The administration ignored a long-time employee’s concerns about cases where the agency had improperly reported overpayments to Floridians who were receiving unemployment benefits. The employee was later fired and a jury concluded that it was in retaliation for raising questions. She was awarded $250,000 and continues to express concerns about the agency’s procedures.

It’s estimated that as many as 19,000 Floridians might have been negatively affected by the department’s actions. It’s unconscionable that the state would so cavalierly risk the credit of so many of its residents, causing them grief and unnecessary harassment.

While Florida is one of the stingiest in providing benefits, it’s one of the most aggressive in clawing back money paid in benefits to the unemployed.
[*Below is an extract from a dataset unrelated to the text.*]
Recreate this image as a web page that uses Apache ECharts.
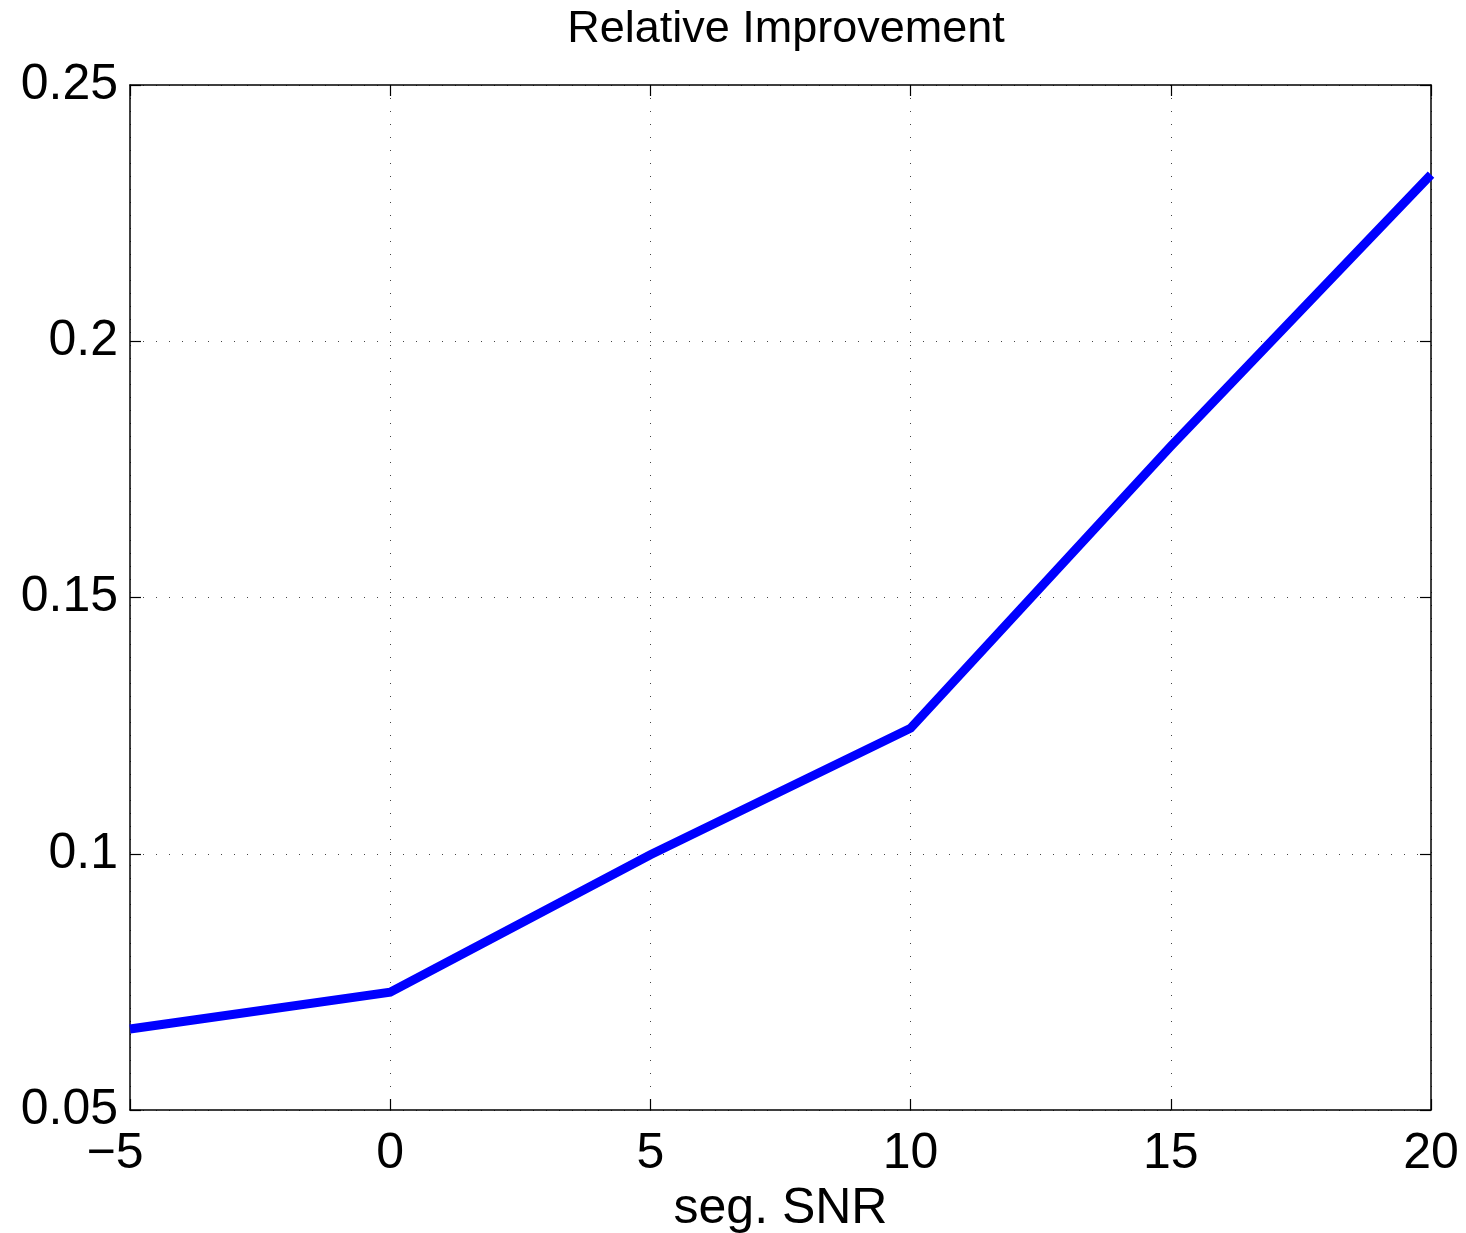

One has to wonder if this administration is as aggressive in seeking clawbacks from corporations that received “economic incentives” when the promised outcomes don’t come to fruition. Or when the companies declare bankruptcy.

There are lessons to be learned here. Accountability is not intended for those in the upper echelon of this administration; transparency does not pertain to the Department of Economic Opportunity, and Florida citizens should consider incorporating if they want to be treated with respect.